- _THE RECORDS_:
* Start *

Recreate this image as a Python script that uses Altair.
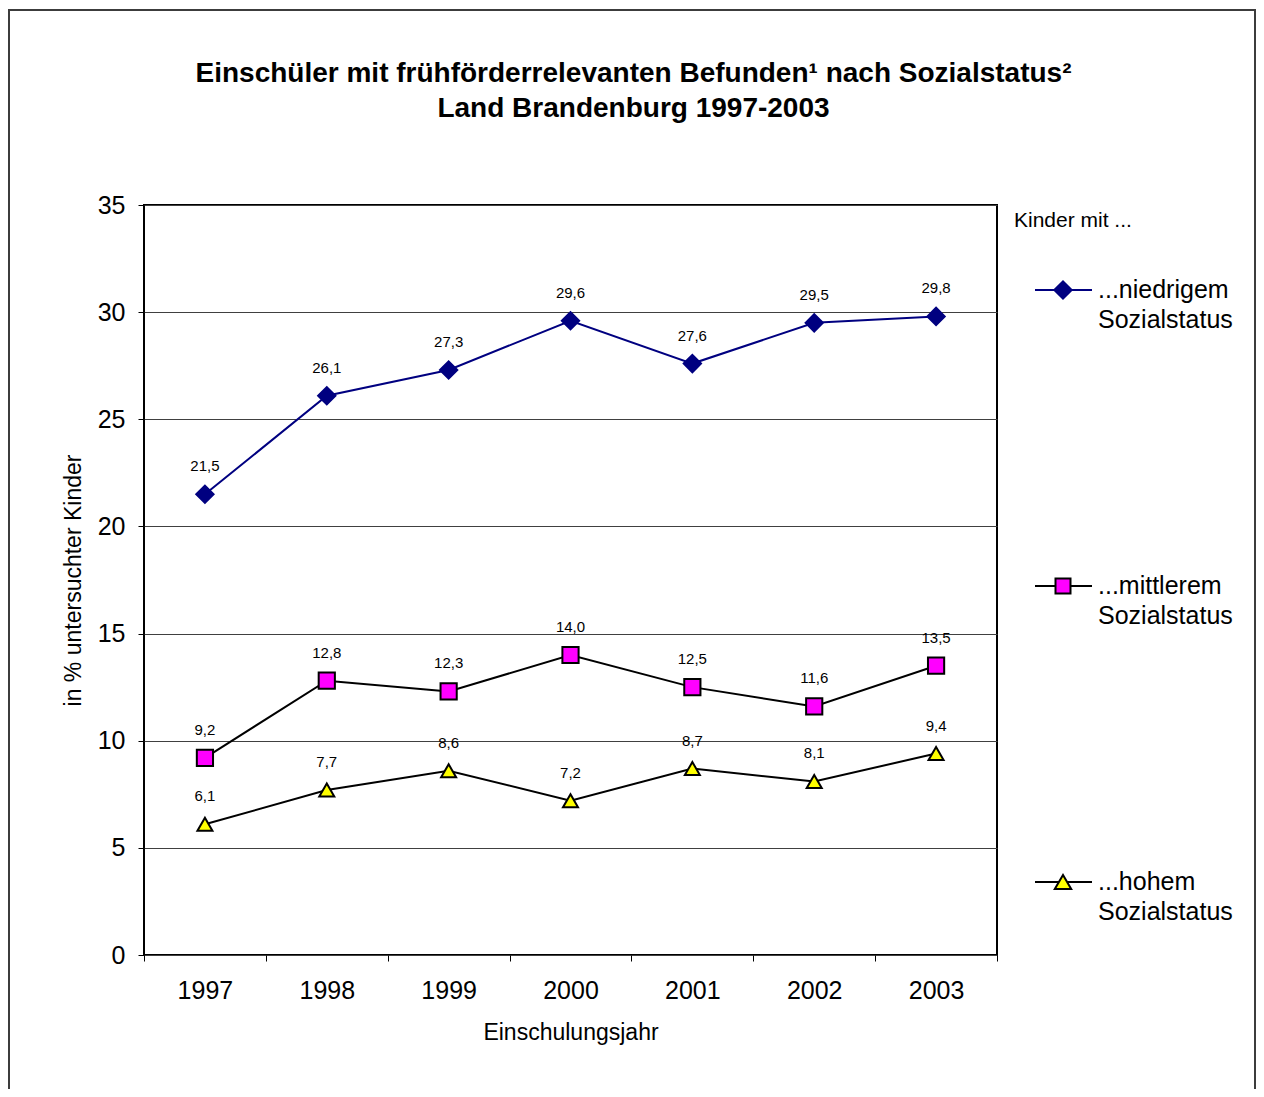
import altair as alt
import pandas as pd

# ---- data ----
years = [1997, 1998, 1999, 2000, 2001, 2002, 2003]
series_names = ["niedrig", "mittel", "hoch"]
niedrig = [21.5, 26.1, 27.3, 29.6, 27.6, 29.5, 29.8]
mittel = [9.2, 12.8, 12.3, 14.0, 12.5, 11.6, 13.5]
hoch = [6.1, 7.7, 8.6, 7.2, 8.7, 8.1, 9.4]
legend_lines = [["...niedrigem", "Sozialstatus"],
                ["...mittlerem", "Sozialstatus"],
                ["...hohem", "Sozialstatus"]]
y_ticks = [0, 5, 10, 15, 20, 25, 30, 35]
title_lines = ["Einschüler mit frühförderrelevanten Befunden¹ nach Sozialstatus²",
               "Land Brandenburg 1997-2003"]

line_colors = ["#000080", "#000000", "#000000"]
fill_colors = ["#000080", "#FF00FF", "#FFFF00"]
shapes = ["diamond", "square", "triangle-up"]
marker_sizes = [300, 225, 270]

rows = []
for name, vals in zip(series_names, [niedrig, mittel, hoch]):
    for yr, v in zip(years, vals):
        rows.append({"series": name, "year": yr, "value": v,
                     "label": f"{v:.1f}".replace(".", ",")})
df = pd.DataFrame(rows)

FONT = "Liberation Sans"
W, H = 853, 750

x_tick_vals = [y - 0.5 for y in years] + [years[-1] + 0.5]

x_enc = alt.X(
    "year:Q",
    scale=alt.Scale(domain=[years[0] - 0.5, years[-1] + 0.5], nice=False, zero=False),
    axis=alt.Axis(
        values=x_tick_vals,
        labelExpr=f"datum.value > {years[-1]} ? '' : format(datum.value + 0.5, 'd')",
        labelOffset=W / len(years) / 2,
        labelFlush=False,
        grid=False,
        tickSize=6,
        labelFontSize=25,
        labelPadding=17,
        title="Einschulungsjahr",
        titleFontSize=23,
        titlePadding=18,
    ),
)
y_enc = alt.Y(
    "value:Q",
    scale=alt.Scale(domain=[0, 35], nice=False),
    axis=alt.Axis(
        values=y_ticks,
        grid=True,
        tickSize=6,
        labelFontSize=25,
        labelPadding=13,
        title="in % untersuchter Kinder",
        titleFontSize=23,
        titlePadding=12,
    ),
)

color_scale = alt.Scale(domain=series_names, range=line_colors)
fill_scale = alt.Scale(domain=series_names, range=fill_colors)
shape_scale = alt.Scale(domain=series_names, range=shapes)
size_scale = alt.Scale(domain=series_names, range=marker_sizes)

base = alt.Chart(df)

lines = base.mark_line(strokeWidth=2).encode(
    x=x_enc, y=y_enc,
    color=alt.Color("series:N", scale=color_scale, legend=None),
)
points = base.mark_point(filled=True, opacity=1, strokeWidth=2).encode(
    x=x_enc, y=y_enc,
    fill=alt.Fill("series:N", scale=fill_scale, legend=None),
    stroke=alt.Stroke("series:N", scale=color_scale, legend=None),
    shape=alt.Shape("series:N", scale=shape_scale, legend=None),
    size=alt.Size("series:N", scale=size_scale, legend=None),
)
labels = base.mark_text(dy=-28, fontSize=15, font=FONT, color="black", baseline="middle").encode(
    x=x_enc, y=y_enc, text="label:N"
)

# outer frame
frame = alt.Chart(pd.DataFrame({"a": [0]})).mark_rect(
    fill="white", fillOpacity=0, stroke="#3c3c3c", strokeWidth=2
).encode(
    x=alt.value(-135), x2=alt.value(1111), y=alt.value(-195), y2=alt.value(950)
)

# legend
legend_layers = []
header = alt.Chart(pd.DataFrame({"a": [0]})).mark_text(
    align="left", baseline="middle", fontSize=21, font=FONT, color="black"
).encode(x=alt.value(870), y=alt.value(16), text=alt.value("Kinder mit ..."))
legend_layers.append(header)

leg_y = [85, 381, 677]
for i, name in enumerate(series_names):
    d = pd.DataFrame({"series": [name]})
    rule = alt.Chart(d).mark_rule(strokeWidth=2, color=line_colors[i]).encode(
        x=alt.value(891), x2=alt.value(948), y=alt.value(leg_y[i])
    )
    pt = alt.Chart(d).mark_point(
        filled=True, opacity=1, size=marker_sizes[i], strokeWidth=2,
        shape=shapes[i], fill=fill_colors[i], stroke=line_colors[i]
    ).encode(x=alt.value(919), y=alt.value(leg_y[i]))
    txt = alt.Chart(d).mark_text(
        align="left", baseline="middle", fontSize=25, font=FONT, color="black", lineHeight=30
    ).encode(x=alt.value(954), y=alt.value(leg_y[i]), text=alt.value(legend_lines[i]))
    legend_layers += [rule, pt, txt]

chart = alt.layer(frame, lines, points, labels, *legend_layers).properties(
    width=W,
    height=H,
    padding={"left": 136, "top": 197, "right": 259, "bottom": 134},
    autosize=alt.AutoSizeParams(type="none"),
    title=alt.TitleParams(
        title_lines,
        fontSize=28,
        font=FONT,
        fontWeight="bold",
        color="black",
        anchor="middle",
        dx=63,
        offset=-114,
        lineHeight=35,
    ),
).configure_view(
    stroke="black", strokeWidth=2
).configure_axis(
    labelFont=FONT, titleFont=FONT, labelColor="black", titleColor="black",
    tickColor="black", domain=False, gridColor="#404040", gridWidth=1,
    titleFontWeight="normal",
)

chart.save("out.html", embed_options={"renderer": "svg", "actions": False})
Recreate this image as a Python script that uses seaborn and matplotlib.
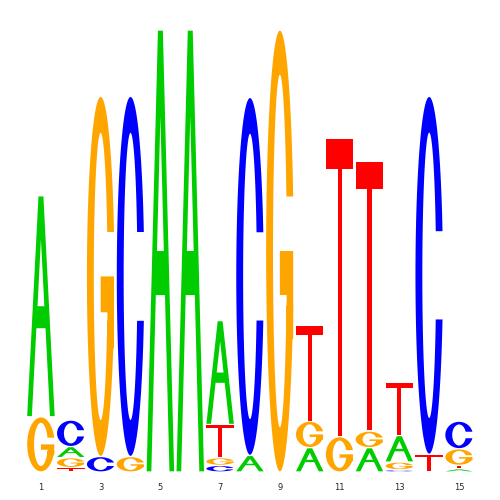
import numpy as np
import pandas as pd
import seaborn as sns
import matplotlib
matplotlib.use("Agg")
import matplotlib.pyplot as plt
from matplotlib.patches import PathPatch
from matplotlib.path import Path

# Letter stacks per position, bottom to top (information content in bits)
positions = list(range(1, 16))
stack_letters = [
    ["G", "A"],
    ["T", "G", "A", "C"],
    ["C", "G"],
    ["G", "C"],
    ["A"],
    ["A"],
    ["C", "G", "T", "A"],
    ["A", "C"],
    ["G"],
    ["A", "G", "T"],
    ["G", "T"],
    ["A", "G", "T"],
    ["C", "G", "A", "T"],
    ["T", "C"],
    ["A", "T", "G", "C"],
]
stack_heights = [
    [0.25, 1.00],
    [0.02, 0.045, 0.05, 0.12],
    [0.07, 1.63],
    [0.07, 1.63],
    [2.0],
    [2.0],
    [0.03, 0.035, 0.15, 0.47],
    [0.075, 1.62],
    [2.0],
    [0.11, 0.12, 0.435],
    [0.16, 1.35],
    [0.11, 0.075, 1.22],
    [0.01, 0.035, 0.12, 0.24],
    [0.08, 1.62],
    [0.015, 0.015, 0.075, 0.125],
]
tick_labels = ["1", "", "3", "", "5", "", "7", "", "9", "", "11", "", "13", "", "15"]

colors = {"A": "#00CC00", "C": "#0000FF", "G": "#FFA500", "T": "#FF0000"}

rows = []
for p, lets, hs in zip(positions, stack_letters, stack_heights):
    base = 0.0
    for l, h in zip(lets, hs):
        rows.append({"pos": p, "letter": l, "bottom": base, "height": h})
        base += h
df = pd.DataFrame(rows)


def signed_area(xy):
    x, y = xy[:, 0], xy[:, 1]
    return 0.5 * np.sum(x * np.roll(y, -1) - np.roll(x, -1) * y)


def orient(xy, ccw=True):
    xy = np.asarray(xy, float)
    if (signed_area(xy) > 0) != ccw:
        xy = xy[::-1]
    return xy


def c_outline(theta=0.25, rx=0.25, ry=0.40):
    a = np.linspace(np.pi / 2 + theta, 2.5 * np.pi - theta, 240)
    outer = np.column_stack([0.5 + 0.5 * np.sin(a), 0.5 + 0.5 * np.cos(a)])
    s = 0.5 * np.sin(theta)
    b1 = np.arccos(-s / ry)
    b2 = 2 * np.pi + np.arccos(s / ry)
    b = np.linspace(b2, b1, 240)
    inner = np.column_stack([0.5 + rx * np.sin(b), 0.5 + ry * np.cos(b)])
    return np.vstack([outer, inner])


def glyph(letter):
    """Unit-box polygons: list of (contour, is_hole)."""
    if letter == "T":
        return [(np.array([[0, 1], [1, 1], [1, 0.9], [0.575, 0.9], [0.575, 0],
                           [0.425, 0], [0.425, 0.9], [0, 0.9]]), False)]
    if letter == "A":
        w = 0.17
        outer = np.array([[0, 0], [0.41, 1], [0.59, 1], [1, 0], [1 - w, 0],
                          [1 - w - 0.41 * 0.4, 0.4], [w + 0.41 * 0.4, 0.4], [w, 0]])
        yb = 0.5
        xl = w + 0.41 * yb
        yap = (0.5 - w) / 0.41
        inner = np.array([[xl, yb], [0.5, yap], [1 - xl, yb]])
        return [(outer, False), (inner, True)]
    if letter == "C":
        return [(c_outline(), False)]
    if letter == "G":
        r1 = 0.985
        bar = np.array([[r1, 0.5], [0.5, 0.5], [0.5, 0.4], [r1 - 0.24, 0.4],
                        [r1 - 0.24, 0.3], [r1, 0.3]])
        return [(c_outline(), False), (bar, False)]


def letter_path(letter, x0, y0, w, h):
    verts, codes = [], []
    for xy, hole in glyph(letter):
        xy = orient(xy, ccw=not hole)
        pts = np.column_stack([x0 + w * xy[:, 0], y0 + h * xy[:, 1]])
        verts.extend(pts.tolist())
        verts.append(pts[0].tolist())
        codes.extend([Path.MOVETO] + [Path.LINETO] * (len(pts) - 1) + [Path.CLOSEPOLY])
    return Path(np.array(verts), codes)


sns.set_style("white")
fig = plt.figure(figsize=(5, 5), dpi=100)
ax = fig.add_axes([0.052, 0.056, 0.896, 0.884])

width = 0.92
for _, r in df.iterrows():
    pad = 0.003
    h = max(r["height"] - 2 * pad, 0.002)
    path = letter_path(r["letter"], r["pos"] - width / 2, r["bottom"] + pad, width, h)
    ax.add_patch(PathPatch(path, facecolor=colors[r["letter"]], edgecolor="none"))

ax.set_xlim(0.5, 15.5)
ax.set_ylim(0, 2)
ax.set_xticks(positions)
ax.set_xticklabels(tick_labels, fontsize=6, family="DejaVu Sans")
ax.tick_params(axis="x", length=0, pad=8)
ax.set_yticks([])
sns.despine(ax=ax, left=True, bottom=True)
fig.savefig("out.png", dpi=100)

* End *

- _WHAT IS REQUIRED_: Restate word for word every line from the top of the entries above to the line with "x_tick_vals = [y", inclusive, and skip any pictures.

- _TASK RESPONSE_:
Recreate this image as a Python script that uses Altair.
import altair as alt
import pandas as pd

# ---- data ----
years = [1997, 1998, 1999, 2000, 2001, 2002, 2003]
series_names = ["niedrig", "mittel", "hoch"]
niedrig = [21.5, 26.1, 27.3, 29.6, 27.6, 29.5, 29.8]
mittel = [9.2, 12.8, 12.3, 14.0, 12.5, 11.6, 13.5]
hoch = [6.1, 7.7, 8.6, 7.2, 8.7, 8.1, 9.4]
legend_lines = [["...niedrigem", "Sozialstatus"],
                ["...mittlerem", "Sozialstatus"],
                ["...hohem", "Sozialstatus"]]
y_ticks = [0, 5, 10, 15, 20, 25, 30, 35]
title_lines = ["Einschüler mit frühförderrelevanten Befunden¹ nach Sozialstatus²",
               "Land Brandenburg 1997-2003"]

line_colors = ["#000080", "#000000", "#000000"]
fill_colors = ["#000080", "#FF00FF", "#FFFF00"]
shapes = ["diamond", "square", "triangle-up"]
marker_sizes = [300, 225, 270]

rows = []
for name, vals in zip(series_names, [niedrig, mittel, hoch]):
    for yr, v in zip(years, vals):
        rows.append({"series": name, "year": yr, "value": v,
                     "label": f"{v:.1f}".replace(".", ",")})
df = pd.DataFrame(rows)

FONT = "Liberation Sans"
W, H = 853, 750

x_tick_vals = [y - 0.5 for y in years] + [years[-1] + 0.5]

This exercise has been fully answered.